Transcribe everything in the data word for word. Pictures are left out.

> _Dataset excerpt_:
:::::
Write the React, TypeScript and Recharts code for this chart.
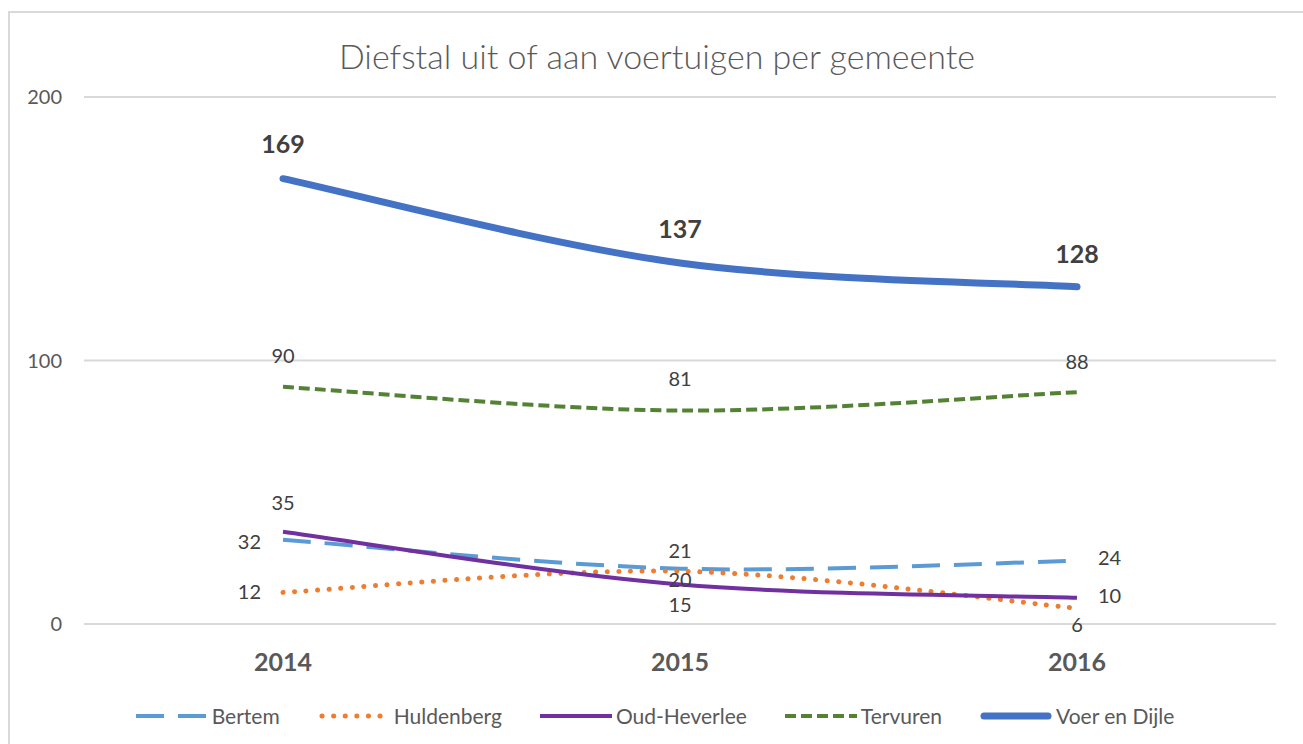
import { JSX } from 'react'
import { LineChart, Line, XAxis, YAxis, CartesianGrid, Legend, LabelList } from 'recharts'

// categorieën en reeksen (aantal feiten per jaar)
const jaren = ['2014', '2015', '2016']
const bertem = [32, 21, 24]
const huldenberg = [12, 20, 6]
const oudHeverlee = [35, 15, 10]
const tervuren = [90, 81, 88]
const voerEnDijle = [169, 137, 128]
const yTicks = [0, 100, 200]

const data = jaren.map((jaar, i) => ({
  jaar,
  bertem: bertem[i],
  huldenberg: huldenberg[i],
  oudHeverlee: oudHeverlee[i],
  tervuren: tervuren[i],
  voerEnDijle: voerEnDijle[i]
}))

type Plaats = [number, number, 'start' | 'middle' | 'end']

// stijl per reeks + plaats van de datalabels
const reeksen: {
  key: string
  naam: string
  kleur: string
  dikte: number
  streep?: string
  cap?: 'round' | 'butt'
  vet?: boolean
  labels: Plaats[]
}[] = [
  {
    key: 'bertem',
    naam: 'Bertem',
    kleur: '#5B9BD5',
    dikte: 4,
    streep: '28 14',
    labels: [[-22, 1, 'end'], [0, -19, 'middle'], [21, -4, 'start']]
  },
  {
    key: 'huldenberg',
    naam: 'Huldenberg',
    kleur: '#ED7D31',
    dikte: 5,
    streep: '0.1 11.5',
    cap: 'round',
    labels: [[-22, -1, 'end'], [0, 8, 'middle'], [0, 16, 'middle']]
  },
  {
    key: 'oudHeverlee',
    naam: 'Oud-Heverlee',
    kleur: '#7030A0',
    dikte: 4,
    labels: [[0, -30, 'middle'], [0, 20, 'middle'], [21, -3, 'start']]
  },
  {
    key: 'tervuren',
    naam: 'Tervuren',
    kleur: '#548235',
    dikte: 4,
    streep: '11 5',
    labels: [[0, -32, 'middle'], [0, -33, 'middle'], [0, -31, 'middle']]
  },
  {
    key: 'voerEnDijle',
    naam: 'Voer en Dijle',
    kleur: '#4472C4',
    dikte: 7,
    cap: 'round',
    vet: true,
    labels: [[0, -36, 'middle'], [0, -35, 'middle'], [0, -34, 'middle']]
  }
]

const FONT = 'Lato, "Open Sans", sans-serif'

// zachte lijn zoals Excel (Catmull-Rom), als curve factory voor recharts
function excelCurve(context: any) {
  let pts: [number, number][] = []
  return {
    areaStart() {},
    areaEnd() {},
    lineStart() {
      pts = []
    },
    point(x: number, y: number) {
      pts.push([+x, +y])
    },
    lineEnd() {
      if (!pts.length) return
      context.moveTo(pts[0][0], pts[0][1])
      for (let i = 0; i < pts.length - 1; i++) {
        const p0 = pts[i - 1] ?? pts[i]
        const p1 = pts[i]
        const p2 = pts[i + 1]
        const p3 = pts[i + 2] ?? pts[i + 1]
        context.bezierCurveTo(
          p1[0] + (p2[0] - p0[0]) / 6,
          p1[1] + (p2[1] - p0[1]) / 6,
          p2[0] - (p3[0] - p1[0]) / 6,
          p2[1] - (p3[1] - p1[1]) / 6,
          p2[0],
          p2[1]
        )
      }
    }
  }
}

function maakLabel(labels: Plaats[], vet?: boolean) {
  return function DataLabel(props: any): JSX.Element | null {
    const x = props.x ?? props.viewBox?.x
    const y = props.y ?? props.viewBox?.y
    const plaats = labels[props.index]
    if (x == null || y == null || !plaats) return null
    return (
      <text
        x={x + plaats[0]}
        y={y + plaats[1]}
        textAnchor={plaats[2]}
        dominantBaseline="central"
        fill="#404040"
        fontFamily={FONT}
        fontSize={vet ? 25 : 20}
        fontWeight={vet ? 700 : 400}
      >
        {props.value}
      </text>
    )
  }
}

function Legenda(): JSX.Element {
  return (
    <div
      style={{
        display: 'flex',
        justifyContent: 'center',
        alignItems: 'center',
        gap: 38,
        fontFamily: FONT,
        fontSize: 21,
        color: '#595959'
      }}
    >
      {reeksen.map((r) => (
        <div key={r.key} style={{ display: 'flex', alignItems: 'center' }}>
          <svg width={72} height={12}>
            <line
              x1={r.cap === 'round' ? 4 : 0}
              x2={r.cap === 'round' ? 68 : 72}
              y1={6}
              y2={6}
              stroke={r.kleur}
              strokeWidth={r.dikte}
              strokeDasharray={r.streep}
              strokeLinecap={r.cap ?? 'butt'}
            />
          </svg>
          <span style={{ marginLeft: 4 }}>{r.naam}</span>
        </div>
      ))}
    </div>
  )
}

export default function App(): JSX.Element {
  return (
    <div style={{ position: 'fixed', left: 0, top: 0, width: 1303, height: 744, background: '#fff' }}>
      <div
        style={{
          position: 'fixed',
          left: 8,
          top: 11,
          width: 1330,
          height: 780,
          border: '2px solid #D9D9D9'
        }}
      />
      <div
        style={{
          position: 'absolute',
          left: 0,
          top: 36,
          width: 1314,
          textAlign: 'center',
          fontFamily: FONT,
          fontWeight: 300,
          fontSize: 34,
          color: '#595959',
          lineHeight: '40px'
        }}
      >
        Diefstal uit of aan voertuigen per gemeente
      </div>
      <div style={{ position: 'absolute', left: 0, top: 0 }}>
        <LineChart width={1303} height={744} data={data} margin={{ top: 97, right: 27, left: 0, bottom: 60 }}>
          <CartesianGrid vertical={false} stroke="#D9D9D9" strokeWidth={2} />
          <XAxis
            dataKey="jaar"
            axisLine={false}
            tickLine={false}
            tickSize={0}
            tickMargin={29}
            height={60}
            padding={{ left: 199, right: 199 }}
            tick={{ fill: '#595959', fontSize: 25, fontWeight: 700, fontFamily: FONT }}
          />
          <YAxis
            domain={[0, 200]}
            ticks={yTicks}
            axisLine={false}
            tickLine={false}
            tickSize={0}
            tickMargin={22}
            width={84}
            tick={{ fill: '#595959', fontSize: 20, fontFamily: FONT }}
          />
          <Legend
            layout="horizontal"
            verticalAlign="middle"
            wrapperStyle={{ top: 703, left: 0, width: 1310 }}
            content={() => <Legenda />}
          />
          {reeksen.map((r) => (
            <Line
              key={r.key}
              type={excelCurve as any}
              dataKey={r.key}
              name={r.naam}
              stroke={r.kleur}
              strokeWidth={r.dikte}
              strokeDasharray={r.streep}
              strokeLinecap={r.cap ?? 'butt'}
              dot={false}
              activeDot={false}
              isAnimationActive={false}
            >
              <LabelList dataKey={r.key} content={maakLabel(r.labels, r.vet)} />
            </Line>
          ))}
        </LineChart>
      </div>
    </div>
  )
}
:::::
> _Final answer_:
Write the React, TypeScript and Recharts code for this chart.
import { JSX } from 'react'
import { LineChart, Line, XAxis, YAxis, CartesianGrid, Legend, LabelList } from 'recharts'

// categorieën en reeksen (aantal feiten per jaar)
const jaren = ['2014', '2015', '2016']
const bertem = [32, 21, 24]
const huldenberg = [12, 20, 6]
const oudHeverlee = [35, 15, 10]
const tervuren = [90, 81, 88]
const voerEnDijle = [169, 137, 128]
const yTicks = [0, 100, 200]

const data = jaren.map((jaar, i) => ({
  jaar,
  bertem: bertem[i],
  huldenberg: huldenberg[i],
  oudHeverlee: oudHeverlee[i],
  tervuren: tervuren[i],
  voerEnDijle: voerEnDijle[i]
}))

type Plaats = [number, number, 'start' | 'middle' | 'end']

// stijl per reeks + plaats van de datalabels
const reeksen: {
  key: string
  naam: string
  kleur: string
  dikte: number
  streep?: string
  cap?: 'round' | 'butt'
  vet?: boolean
  labels: Plaats[]
}[] = [
  {
    key: 'bertem',
    naam: 'Bertem',
    kleur: '#5B9BD5',
    dikte: 4,
    streep: '28 14',
    labels: [[-22, 1, 'end'], [0, -19, 'middle'], [21, -4, 'start']]
  },
  {
    key: 'huldenberg',
    naam: 'Huldenberg',
    kleur: '#ED7D31',
    dikte: 5,
    streep: '0.1 11.5',
    cap: 'round',
    labels: [[-22, -1, 'end'], [0, 8, 'middle'], [0, 16, 'middle']]
  },
  {
    key: 'oudHeverlee',
    naam: 'Oud-Heverlee',
    kleur: '#7030A0',
    dikte: 4,
    labels: [[0, -30, 'middle'], [0, 20, 'middle'], [21, -3, 'start']]
  },
  {
    key: 'tervuren',
    naam: 'Tervuren',
    kleur: '#548235',
    dikte: 4,
    streep: '11 5',
    labels: [[0, -32, 'middle'], [0, -33, 'middle'], [0, -31, 'middle']]
  },
  {
    key: 'voerEnDijle',
    naam: 'Voer en Dijle',
    kleur: '#4472C4',
    dikte: 7,
    cap: 'round',
    vet: true,
    labels: [[0, -36, 'middle'], [0, -35, 'middle'], [0, -34, 'middle']]
  }
]

const FONT = 'Lato, "Open Sans", sans-serif'

// zachte lijn zoals Excel (Catmull-Rom), als curve factory voor recharts
function excelCurve(context: any) {
  let pts: [number, number][] = []
  return {
    areaStart() {},
    areaEnd() {},
    lineStart() {
      pts = []
    },
    point(x: number, y: number) {
      pts.push([+x, +y])
    },
    lineEnd() {
      if (!pts.length) return
      context.moveTo(pts[0][0], pts[0][1])
      for (let i = 0; i < pts.length - 1; i++) {
        const p0 = pts[i - 1] ?? pts[i]
        const p1 = pts[i]
        const p2 = pts[i + 1]
        const p3 = pts[i + 2] ?? pts[i + 1]
        context.bezierCurveTo(
          p1[0] + (p2[0] - p0[0]) / 6,
          p1[1] + (p2[1] - p0[1]) / 6,
          p2[0] - (p3[0] - p1[0]) / 6,
          p2[1] - (p3[1] - p1[1]) / 6,
          p2[0],
          p2[1]
        )
      }
    }
  }
}

function maakLabel(labels: Plaats[], vet?: boolean) {
  return function DataLabel(props: any): JSX.Element | null {
    const x = props.x ?? props.viewBox?.x
    const y = props.y ?? props.viewBox?.y
    const plaats = labels[props.index]
    if (x == null || y == null || !plaats) return null
    return (
      <text
        x={x + plaats[0]}
        y={y + plaats[1]}
        textAnchor={plaats[2]}
        dominantBaseline="central"
        fill="#404040"
        fontFamily={FONT}
        fontSize={vet ? 25 : 20}
        fontWeight={vet ? 700 : 400}
      >
        {props.value}
      </text>
    )
  }
}

function Legenda(): JSX.Element {
  return (
    <div
      style={{
        display: 'flex',
        justifyContent: 'center',
        alignItems: 'center',
        gap: 38,
        fontFamily: FONT,
        fontSize: 21,
        color: '#595959'
      }}
    >
      {reeksen.map((r) => (
        <div key={r.key} style={{ display: 'flex', alignItems: 'center' }}>
          <svg width={72} height={12}>
            <line
              x1={r.cap === 'round' ? 4 : 0}
              x2={r.cap === 'round' ? 68 : 72}
              y1={6}
              y2={6}
              stroke={r.kleur}
              strokeWidth={r.dikte}
              strokeDasharray={r.streep}
              strokeLinecap={r.cap ?? 'butt'}
            />
          </svg>
          <span style={{ marginLeft: 4 }}>{r.naam}</span>
        </div>
      ))}
    </div>
  )
}

export default function App(): JSX.Element {
  return (
    <div style={{ position: 'fixed', left: 0, top: 0, width: 1303, height: 744, background: '#fff' }}>
      <div
        style={{
          position: 'fixed',
          left: 8,
          top: 11,
          width: 1330,
          height: 780,
          border: '2px solid #D9D9D9'
        }}
      />
      <div
        style={{
          position: 'absolute',
          left: 0,
          top: 36,
          width: 1314,
          textAlign: 'center',
          fontFamily: FONT,
          fontWeight: 300,
          fontSize: 34,
          color: '#595959',
          lineHeight: '40px'
        }}
      >
        Diefstal uit of aan voertuigen per gemeente
      </div>
      <div style={{ position: 'absolute', left: 0, top: 0 }}>
        <LineChart width={1303} height={744} data={data} margin={{ top: 97, right: 27, left: 0, bottom: 60 }}>
          <CartesianGrid vertical={false} stroke="#D9D9D9" strokeWidth={2} />
          <XAxis
            dataKey="jaar"
            axisLine={false}
            tickLine={false}
            tickSize={0}
            tickMargin={29}
            height={60}
            padding={{ left: 199, right: 199 }}
            tick={{ fill: '#595959', fontSize: 25, fontWeight: 700, fontFamily: FONT }}
          />
          <YAxis
            domain={[0, 200]}
            ticks={yTicks}
            axisLine={false}
            tickLine={false}
            tickSize={0}
            tickMargin={22}
            width={84}
            tick={{ fill: '#595959', fontSize: 20, fontFamily: FONT }}
          />
          <Legend
            layout="horizontal"
            verticalAlign="middle"
            wrapperStyle={{ top: 703, left: 0, width: 1310 }}
            content={() => <Legenda />}
          />
          {reeksen.map((r) => (
            <Line
              key={r.key}
              type={excelCurve as any}
              dataKey={r.key}
              name={r.naam}
              stroke={r.kleur}
              strokeWidth={r.dikte}
              strokeDasharray={r.streep}
              strokeLinecap={r.cap ?? 'butt'}
              dot={false}
              activeDot={false}
              isAnimationActive={false}
            >
              <LabelList dataKey={r.key} content={maakLabel(r.labels, r.vet)} />
            </Line>
          ))}
        </LineChart>
      </div>
    </div>
  )
}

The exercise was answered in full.